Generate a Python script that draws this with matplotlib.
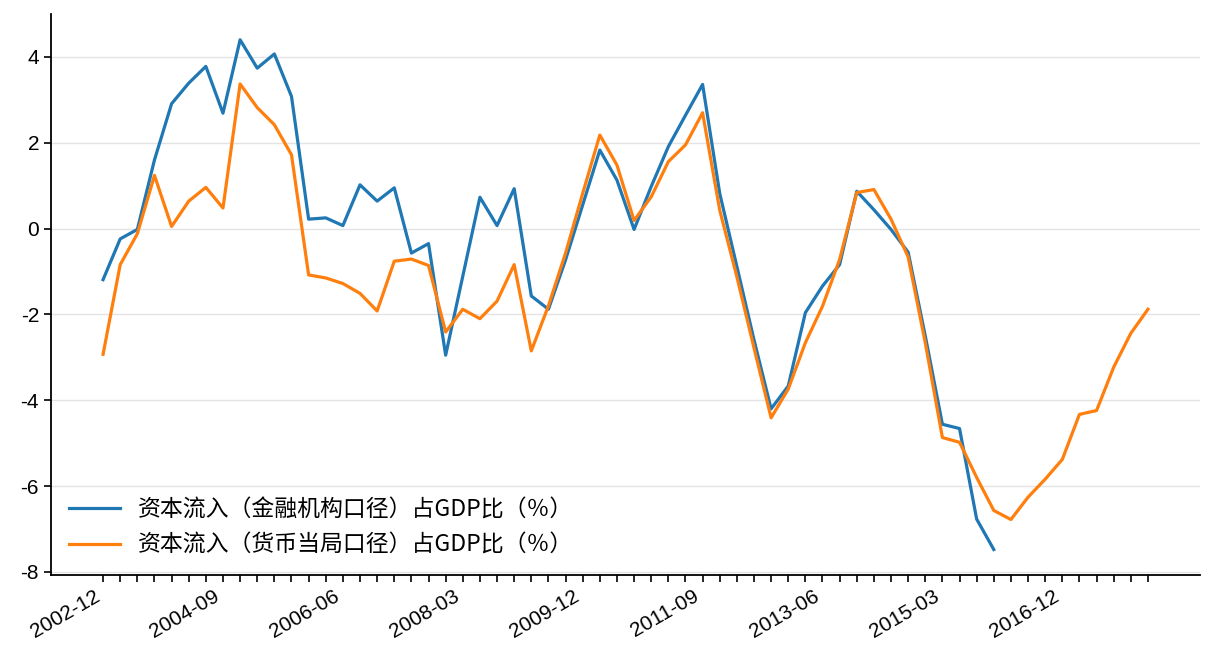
import numpy as np
import pandas as pd
import matplotlib
matplotlib.use("Agg")
import matplotlib.pyplot as plt

plt.rcParams['font.family'] = ['Liberation Sans', 'Noto Sans CJK SC', 'DejaVu Sans']
plt.rcParams['axes.unicode_minus'] = False

# quarterly, 2002-12 .. 2018-03
quarters = pd.date_range('2002-12-31', periods=62, freq='QE').strftime('%Y-%m').tolist()

# 资本流入（金融机构口径）占GDP比（％）, ends 2015-12
inflow_fin = [
    -1.19, -0.24, -0.02, 1.60, 2.91, 3.39, 3.78, 2.69, 4.40, 3.74,
    4.07, 3.08, 0.22, 0.25, 0.07, 1.02, 0.64, 0.95, -0.57, -0.35,
    -2.95, -1.11, 0.73, 0.07, 0.93, -1.57, -1.88, -0.73, 0.55, 1.83,
    1.13, -0.02, 0.98, 1.91, 2.64, 3.36, 0.82, -0.88, -2.59, -4.20,
    -3.67, -1.96, -1.34, -0.84, 0.87, 0.44, -0.02, -0.55, -2.50, -4.56,
    -4.66, -6.77, -7.48,
]

# 资本流入（货币当局口径）占GDP比（％）
inflow_pboc = [
    -2.93, -0.84, -0.12, 1.24, 0.05, 0.64, 0.96, 0.48, 3.37, 2.82,
    2.42, 1.72, -1.08, -1.15, -1.28, -1.51, -1.92, -0.76, -0.71, -0.86,
    -2.41, -1.88, -2.10, -1.69, -0.84, -2.85, -1.80, -0.57, 0.82, 2.18,
    1.48, 0.19, 0.74, 1.56, 1.95, 2.70, 0.43, -1.12, -2.78, -4.41,
    -3.74, -2.66, -1.81, -0.72, 0.84, 0.91, 0.22, -0.66, -2.66, -4.87,
    -4.98, -5.80, -6.57, -6.78, -6.26, -5.84, -5.38, -4.33, -4.24, -3.23,
    -2.44, -1.88,
]

label_fin = '资本流入（金融机构口径）占GDP比（％）'
label_pboc = '资本流入（货币当局口径）占GDP比（％）'

x = np.arange(len(quarters))
fin = np.full(len(quarters), np.nan)
fin[:len(inflow_fin)] = inflow_fin

fig = plt.figure(figsize=(12.16, 6.72), dpi=100)
ax = fig.add_axes([0.0418, 0.1443, 0.9452, 0.8344])

ax.plot(x, fin, color='#1f77b4', lw=2.3, label=label_fin)
ax.plot(x, inflow_pboc, color='#ff7f0e', lw=2.3, label=label_pboc)

ax.set_xticks(x)
ax.set_xticklabels([q if i % 7 == 0 else '' for i, q in enumerate(quarters)],
                   rotation=30, ha='right', fontsize=15)
ax.set_yticks([-8, -6, -4, -2, 0, 2, 4])
ax.tick_params(axis='y', labelsize=15)
ax.tick_params(length=5, width=1.2)

ax.grid(axis='y', color='#e3e3e3', lw=1)
ax.set_axisbelow(True)
for s in ['top', 'right']:
    ax.spines[s].set_visible(False)
for s in ['left', 'bottom']:
    ax.spines[s].set_linewidth(1.3)

leg = ax.legend(loc='lower left', frameon=False,
                prop={'family': ['Noto Sans CJK SC', 'DejaVu Sans'], 'size': 16.5},
                handlelength=2.2, handletextpad=0.8, labelspacing=0.55,
                borderaxespad=0.4)

fig.savefig('out.png', dpi=100)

┄┄┄┄┄┄┄┄┄┄

→ WORK TO COMPLETE: Write out the material above once more, exactly as it reads, with no pictures.

→ OUTPUT BELOW:
Generate a Python script that draws this with matplotlib.
import numpy as np
import pandas as pd
import matplotlib
matplotlib.use("Agg")
import matplotlib.pyplot as plt

plt.rcParams['font.family'] = ['Liberation Sans', 'Noto Sans CJK SC', 'DejaVu Sans']
plt.rcParams['axes.unicode_minus'] = False

# quarterly, 2002-12 .. 2018-03
quarters = pd.date_range('2002-12-31', periods=62, freq='QE').strftime('%Y-%m').tolist()

# 资本流入（金融机构口径）占GDP比（％）, ends 2015-12
inflow_fin = [
    -1.19, -0.24, -0.02, 1.60, 2.91, 3.39, 3.78, 2.69, 4.40, 3.74,
    4.07, 3.08, 0.22, 0.25, 0.07, 1.02, 0.64, 0.95, -0.57, -0.35,
    -2.95, -1.11, 0.73, 0.07, 0.93, -1.57, -1.88, -0.73, 0.55, 1.83,
    1.13, -0.02, 0.98, 1.91, 2.64, 3.36, 0.82, -0.88, -2.59, -4.20,
    -3.67, -1.96, -1.34, -0.84, 0.87, 0.44, -0.02, -0.55, -2.50, -4.56,
    -4.66, -6.77, -7.48,
]

# 资本流入（货币当局口径）占GDP比（％）
inflow_pboc = [
    -2.93, -0.84, -0.12, 1.24, 0.05, 0.64, 0.96, 0.48, 3.37, 2.82,
    2.42, 1.72, -1.08, -1.15, -1.28, -1.51, -1.92, -0.76, -0.71, -0.86,
    -2.41, -1.88, -2.10, -1.69, -0.84, -2.85, -1.80, -0.57, 0.82, 2.18,
    1.48, 0.19, 0.74, 1.56, 1.95, 2.70, 0.43, -1.12, -2.78, -4.41,
    -3.74, -2.66, -1.81, -0.72, 0.84, 0.91, 0.22, -0.66, -2.66, -4.87,
    -4.98, -5.80, -6.57, -6.78, -6.26, -5.84, -5.38, -4.33, -4.24, -3.23,
    -2.44, -1.88,
]

label_fin = '资本流入（金融机构口径）占GDP比（％）'
label_pboc = '资本流入（货币当局口径）占GDP比（％）'

x = np.arange(len(quarters))
fin = np.full(len(quarters), np.nan)
fin[:len(inflow_fin)] = inflow_fin

fig = plt.figure(figsize=(12.16, 6.72), dpi=100)
ax = fig.add_axes([0.0418, 0.1443, 0.9452, 0.8344])

ax.plot(x, fin, color='#1f77b4', lw=2.3, label=label_fin)
ax.plot(x, inflow_pboc, color='#ff7f0e', lw=2.3, label=label_pboc)

ax.set_xticks(x)
ax.set_xticklabels([q if i % 7 == 0 else '' for i, q in enumerate(quarters)],
                   rotation=30, ha='right', fontsize=15)
ax.set_yticks([-8, -6, -4, -2, 0, 2, 4])
ax.tick_params(axis='y', labelsize=15)
ax.tick_params(length=5, width=1.2)

ax.grid(axis='y', color='#e3e3e3', lw=1)
ax.set_axisbelow(True)
for s in ['top', 'right']:
    ax.spines[s].set_visible(False)
for s in ['left', 'bottom']:
    ax.spines[s].set_linewidth(1.3)

leg = ax.legend(loc='lower left', frameon=False,
                prop={'family': ['Noto Sans CJK SC', 'DejaVu Sans'], 'size': 16.5},
                handlelength=2.2, handletextpad=0.8, labelspacing=0.55,
                borderaxespad=0.4)

fig.savefig('out.png', dpi=100)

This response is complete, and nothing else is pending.